The right back door flew open, which in hitchhiking parlance means, “Get your ass in here.” As I happened to have been fluent in Hitchhikese, I jumped in as the girl by the door slid over to make room for me. Without a word from any of the occupants, but with many giggles and sideway glances at Yours Truly, we were off in a cloud of dust and a squeal of tires. After a moment or two, the male passenger in the front seat turned to me and said, “Where ya headed?”

I answered as the honest person I was back in those days. “Miami.” It was at that point I was informed that I was riding in a stolen car.

A minute later, we entered the town proper and the driver swung a wicked hard right onto a side street, then proceeded down every back alleyway that the town afforded. I should have demanded to be let out the moment I learned I was riding in a stolen car. But I instinctively knew that wasn’t going to happen. Instead, I practiced in my mind what I would say to the local law when we were stopped. Sir, I am only a poor hitchhiker who is trying to get home to his dying mother. These criminals picked me up back there outside of town. You can see by my ID that I don’t live in these parts. I thought, “Yeah, that oughta work.” But as it turned out, I never had the chance to use my spiel.

After being taken on a tour of what seemed like the entire town, the driver got back on the main road, but this time he was going in the opposite direction, back to where we had come from. It was time to speak up and let my desires be known.

“How about letting me off here? I’m going the other way.”

This time it was the driver who spoke up. “Sorry, kid, but you see them lights coming up fast behind us? Well, they belong to the sheriff. But don’t you worry none, I kin outrun him.”

As it turned out, the idiot who was driving—a product of inbreeding, no doubt—could not outrun the sheriff. He could only run the car off the road and into a cornfield. The car made it only a few feet into the field when it got stuck in the dirt. Three of the four doors swung open and everyone but me and the woman sitting next to me bailed. I mean, they took off running for the hills … fast!

The woman asked, “Ain’t you runnin’?”

“No,” said I. “I’ll just explain to the cop how I came to be here.”

“Ain’t gonna do you no good. This here’s the sheriff’s car, and he ain’t gonna take kindly to anyone he finds sitting in it.”

With those few words of comfort, she slid over toward the open door and abandoned the sinking ship, disappearing into the corn. It took me about one second to decide my course of action. I did my own fade into the corn.

Being a bit smarter than the average idiot, I didn’t go in too far, just a few feet. Then ran parallel to the road, in the direction the sheriff was coming from. My plan was to get behind him. I figured he’d roll onto the field close to his precious car. Then he would search the corn for the miscreants who had had the audacity to steal his beautiful 1964 Dodge Valiant station wagon. And for one of the few times in my life, I was right. He drove right up to the Valiant, got out of his cruiser, and with a quick glance at his baby to make sure she was undamaged, he took off after the car thieves.

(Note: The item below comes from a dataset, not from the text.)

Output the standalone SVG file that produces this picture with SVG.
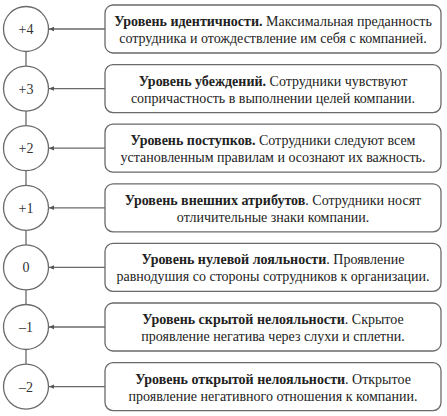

That’s when I left the safety of the cornfield, crossed the road, and stuck out my thumb. Surprisingly enough, I got a ride within minutes. A day and a half later, I was in Miami. The time was 6:30 on Monday night. After all that, I had beaten the bus by twelve and a half hours.

He Let Go a Laugh

Those of you who have read my “official” bio know that I left home at an early age seeking adventure. And I had some luck in finding it. I’ve written about those adventures in these very pages. But now, I have a new one for you. I haven’t told it before because I get emotional when I think about it.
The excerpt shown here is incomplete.